The villain of the piece was an almost unrecognizable Matthew Wages whose mellow baritone was twisted into a nasty snarl as he portrayed Silas Barnaby, waving a foreclosing mortgage that threatens to put an end to Toyland. He was accompanied by two henchmen, the brainy Rodrigo, played by tenor Chaz Peacock and the brawny Gonzorgo, played by tenor Andrew Buck. 

Mr. Barnaby wants to marry BoPeep but...(we are not going to give away the plot but we were thinking of the last act of Falstaff).  Does the villain twirl his mustache?  Does he get his just desserts? You are going to have to find out for yourself. We hope you can snag tickets for the two remaining performances and you can thank us later.

You will enjoy the company of Humpty Dumpty (mezzo-soprano Sarah Bleasdale, Wee Willie (baritone Keith Broughton), Mary Mary Quite Contrary, doubling as a gorgeous butterfly  (soprano Gabriella Giangreco), Little Miss Muffet (Maggie Langhorne), tenor Joe Marx and soprano Kathleen Raab (both making their debuts with the company) as Jack and Jill, soprano Mariah Mueller as Curly Locks, baritone Zachary Wobensmith as Simple Simon, tenor Matthew Youngblood as Little Boy Blue, and the familiar veteran baritone David Seatter as Old King Cole.

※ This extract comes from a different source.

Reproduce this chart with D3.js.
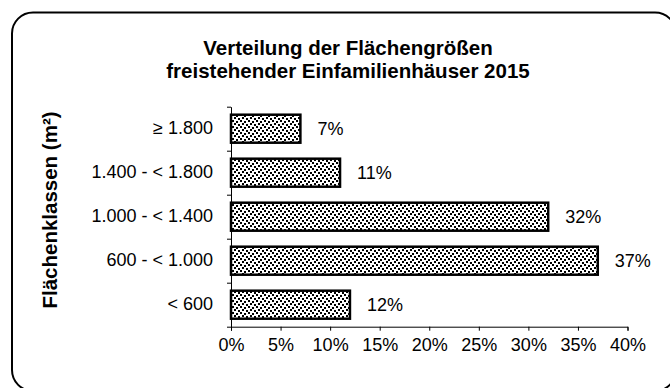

Mr. Seatter is a founding artist of the company and has never missed a performance. We always await his presence with anticipation.

As far as the music is concerned we delighted in the live orchestra under the baton of Maestro Michael Thomas. We might add that The Theatre at St. Jean's is a rare find, a mid-sized theatre with an orchestra pit and raked seating. Everyone gets an unobstructed view and perfect sound. There is some voluntary audience participation in the finale and if you want to participate, learn the words to "Toyland". In terms of clever lyrics, we were particularly fond of "I Can't Do the Sum".

The choreography by Christine Hall was simple and stylish, adding a great deal of interest, as did the colorful but uncredited costuming.